You Should Be Comfortable With

These are skills you use without looking anything up:

Python Programming - Writing functions with parameters and return values - Loops, list comprehensions, and dictionary comprehensions - Basic object-oriented programming (classes, methods, __init__) - Importing and using third-party libraries - Reading error messages and debugging with print statements or a debugger

pandas - Creating and manipulating DataFrames - Filtering rows and selecting columns - groupby(), merge(), pivot_table() - Reading CSV, Excel, and JSON files - Basic data cleaning (renaming columns, changing dtypes, handling duplicates)

Visualization - Creating line plots, bar charts, scatter plots, and histograms with matplotlib - Using seaborn for statistical plots (heatmaps, pair plots, box plots) - Customizing labels, titles, legends, and color palettes

SQL - SELECT, FROM, WHERE, GROUP BY, HAVING, ORDER BY - JOIN (inner, left, right) - Aggregate functions (COUNT, SUM, AVG, MIN, MAX) - Subqueries (basic)

You Should Understand Conceptually

These are ideas you can explain, even if the formulas are fuzzy:

Statistics - Mean, median, mode, standard deviation - Correlation (positive, negative, none) - Normal distribution (bell curve, 68-95-99.7 rule) - Hypothesis testing (null hypothesis, p-value — the general idea) - Confidence intervals (the general idea)

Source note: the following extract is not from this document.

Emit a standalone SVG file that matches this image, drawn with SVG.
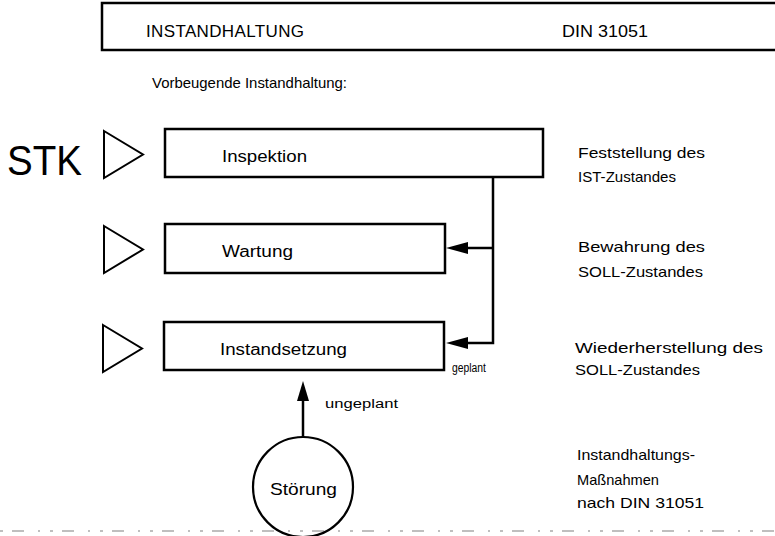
<svg xmlns="http://www.w3.org/2000/svg" width="775" height="536" viewBox="0 0 775 536">
<style>
text{font-family:"Liberation Sans","DejaVu Sans",sans-serif;fill:#000}
.box{fill:#fff;stroke:#000;stroke-width:2.5}
.tri{fill:none;stroke:#000;stroke-width:2;stroke-linejoin:miter}
.ln{fill:none;stroke:#000;stroke-width:2.5}
.lbl{font-size:16px}
.side{font-size:15px}
.small{font-size:12px}
</style>
<rect width="775" height="536" fill="#fff"/>
<g id="header">
<path class="ln" d="M775,3 H102 V50 H775"/>
<text x="146" y="37" font-size="17" textLength="158" lengthAdjust="spacing">INSTANDHALTUNG</text>
<text x="562" y="37" font-size="17" textLength="86" lengthAdjust="spacingAndGlyphs">DIN 31051</text>
</g>
<text x="152" y="88" font-size="15" textLength="195" lengthAdjust="spacingAndGlyphs">Vorbeugende Instandhaltung:</text>
<text x="7" y="175" font-size="43" textLength="75" lengthAdjust="spacingAndGlyphs">STK</text>
<g id="tri1"><polygon class="tri" points="104,131 143,154.5 104,178"/></g>
<g id="tri2"><polygon class="tri" points="104,226 143,249.5 104,273"/></g>
<g id="tri3"><polygon class="tri" points="103,325 142,348.5 103,372"/></g>
<g id="inspektion">
<rect class="box" x="165" y="129" width="378" height="48"/>
<text class="lbl" x="222" y="162" textLength="85" lengthAdjust="spacingAndGlyphs">Inspektion</text>
</g>
<g id="wartung">
<rect class="box" x="165" y="224" width="280" height="49"/>
<text class="lbl" x="222" y="257" textLength="71" lengthAdjust="spacingAndGlyphs">Wartung</text>
</g>
<g id="instandsetzung">
<rect class="box" x="164" y="322" width="280" height="48"/>
<text class="lbl" x="220" y="355" textLength="127" lengthAdjust="spacingAndGlyphs">Instandsetzung</text>
</g>
<g id="stoerung">
<circle cx="303" cy="487" r="50" fill="#fff" stroke="#000" stroke-width="2.2"/>
<text x="270" y="495" font-size="17" textLength="67" lengthAdjust="spacingAndGlyphs">Störung</text>
</g>
<g id="connectors">
<path class="ln" d="M493,177 V343 H466"/>
<path class="ln" d="M493,248 H466"/>
<polygon points="446,248 468,242 468,254" fill="#000"/>
<polygon points="446,343 468,337 468,349" fill="#000"/>
<text class="small" x="452" y="372" textLength="34" lengthAdjust="spacingAndGlyphs">geplant</text>
<path class="ln" d="M303,437 V398"/>
<polygon points="303,381 297,401 309,401" fill="#000"/>
<text class="small" x="325" y="408" textLength="73" lengthAdjust="spacingAndGlyphs">ungeplant</text>
</g>
<g id="notes">
<text class="side" x="578" y="158" textLength="127" lengthAdjust="spacingAndGlyphs">Feststellung des</text>
<text class="side" x="578" y="182" textLength="98" lengthAdjust="spacingAndGlyphs">IST-Zustandes</text>
<text class="side" x="578" y="252" textLength="127" lengthAdjust="spacingAndGlyphs">Bewahrung des</text>
<text class="side" x="578" y="277" textLength="125" lengthAdjust="spacingAndGlyphs">SOLL-Zustandes</text>
<text class="side" x="575" y="353" textLength="188" lengthAdjust="spacingAndGlyphs">Wiederherstellung des</text>
<text class="side" x="575" y="375" textLength="125" lengthAdjust="spacingAndGlyphs">SOLL-Zustandes</text>
<text class="side" x="577" y="460" textLength="118" lengthAdjust="spacingAndGlyphs">Instandhaltungs-</text>
<text class="side" x="577" y="485" textLength="82" lengthAdjust="spacingAndGlyphs">Maßnahmen</text>
<text class="side" x="577" y="508" textLength="127" lengthAdjust="spacingAndGlyphs">nach DIN 31051</text>
</g>
<path d="M0,531 H775" stroke="#000" stroke-width="1" stroke-dasharray="3 9 12 14 2 10" opacity="0.5" fill="none"/>
</svg>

Machine Learning - The difference between supervised and unsupervised learning - Linear regression (fit a line, minimize error) - Logistic regression (predict a probability, use a threshold) - Train/test split (why you need one) - Overfitting (what it is, why it is bad)

Probability - Probability as a number between 0 and 1 - Independent vs. dependent events - Conditional probability (the general idea)

You Do NOT Need to Know

This book teaches these from scratch:

Regularization (Ridge, Lasso, Elastic Net)
Decision trees, random forests, or gradient boosting
Cross-validation (beyond basic train/test split)
Feature engineering or feature selection
Advanced SQL (window functions, CTEs)
Any deployment or MLOps concepts
SHAP or model interpretation techniques
Bayesian statistics
Matrix algebra or calculus (Chapter 4 covers what you need)
Docker, FastAPI, or any web framework

Self-Assessment

If you are unsure whether you are ready, try this quick check:

Can you write a Python function that takes a list of numbers and returns the mean and standard deviation? Without looking anything up?
Can you use pandas to load a CSV, filter rows where age > 30, group by city, and compute the average salary per city?
Can you explain why you should not evaluate a model on the same data you trained it on?
Can you write a SQL query that joins a customers table with an orders table and returns the total order amount per customer?

If you answered "yes" to all four, you are ready. If you answered "no" to one or two, you can probably start — but expect to reference introductory materials occasionally. If you answered "no" to three or more, consider completing the DataField.Dev Introduction to Data Science textbook first.

Recommended Setup

Before Chapter 1, have the following installed:

Python 3.10 or later
Jupyter Lab or VS Code with the Jupyter extension
A package manager (conda recommended, pip works)
Git

See Appendix D: Environment Setup for step-by-step instructions and a requirements.txt for all dependencies.